Le Sénégal, un exemple à suivre
Dès son accession au pouvoir en 2000, le Chef de l’État sénégalais Abdoulaye Wade s’est fait le chantre des TIC en Afrique. Aussi, l’État sénégalais a mis en place une stratégie dénommée E-Sénégal visant à faire des TIC un outil d’administration et de développement économique. L’E-Sénégal peut alors, se décliner à travers le triptyque une vision, une méthode et des réalisations.
L’E-Sénégal apparait à la fois dans la composante TIC du Programme nationale de Bonne Gouvernance, la mise en place d’un nouveau Code des Télécommunications, l’instauration d’un ministère chargé des TIC et la libéralisation du secteur des télécommunications. Cette vision transparait également dans les différents discours des autorités sénégalaises, notamment, son Président de la République, Maître Abdoulaye Wade, initiateur du Fonds de Solidarité numérique.
Plus qu’une vision, l’E-Sénégal c’est aussi la mise en place d’une méthode et des stratégies qui constituent un préalable à la réussite de ce projet. Cette méthodologie s’est traduite par la création de deux structures centrales que sont l’Agence de Régulation des Télécommunication et des Postes (ARTP) et l’Agence de l’Informatique de l’État (ADIE)31. Cette dernière pilote la stratégie E-Sénégal et elle a mis en place des outils techniques et des services qui concourent à sa matérialisation. L’ADIE héberge aujourd’hui plus de cinquante sites web de ministères et d’autres organismes publics sénégalais.

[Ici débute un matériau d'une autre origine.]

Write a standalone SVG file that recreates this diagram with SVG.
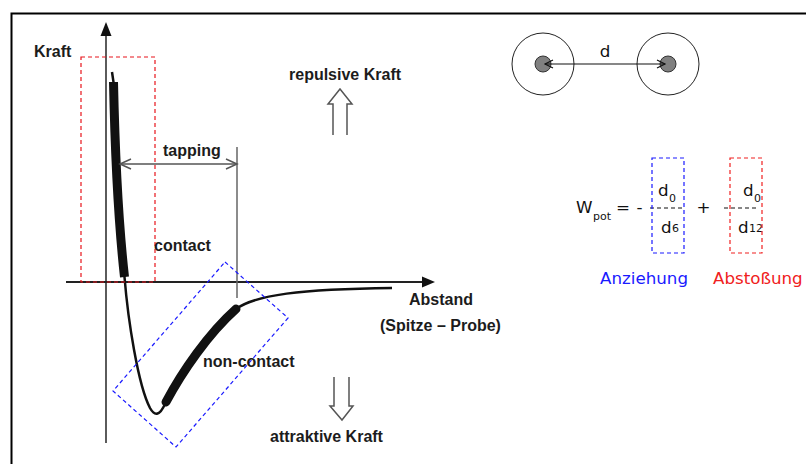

Du point de vue des réalisations, la gouvernance électronique au Sénégal repose principalement sur trois types de services :
Tout d’abord, il y’a des services dédiés à l’Administration tels que l’intranet gouvernemental, un réseau technique de 20 km de fibre optique qui relie les différents services de l’Administration. Ce réseau facilite et harmonise le travail de l’Administration tout en réduisant les charges de fonctionnement de l’État. Il s’agit notamment de l’accès à l’Internet pour tous les agents de l’État ; la téléphonie IP ; les services de messagerie dans le domaine gouv.sn ; l’annuaire administratif en ligne ; le service de vidéoconférence ; le portail collaboratif basé sur le logiciel libre ; les autres applications de Gestion de ressources humaines.
Arrivent ensuite les services destinés aux entreprises tels que des systèmes de dédouanement en ligne GAINDE32 et ORBUS. Ces systèmes sont destinés à la collecte électronique des documents du commerce extérieur. Ils ont pour rôle la facilitation des procédures commerciales par la mise à disposition des différents acteurs économiques de systèmes d’échange électroniques. Ces systèmes réduisent les temps de traitement des dossiers, notamment, les demandes d’autorisation et les certificats nécessaires aux opérations d’importation et d’exportation, de même qu’ils suppriment les déplacements liés à ces démarches. Le système GAINDE33 a été entièrement conçu par une expertise sénégalaise depuis 1980, mais il a été mis en service dix ans plus tard. Le système GAINDE est maintenant exportable en Afrique et le Kenya, à l’instar de d’autres pays qui en ont émis le souhait, vient de l’acquérir pour gérer ses propres transactions douanières. Ce qui constitue un exemple de transfert de technologies entre pays du Sud.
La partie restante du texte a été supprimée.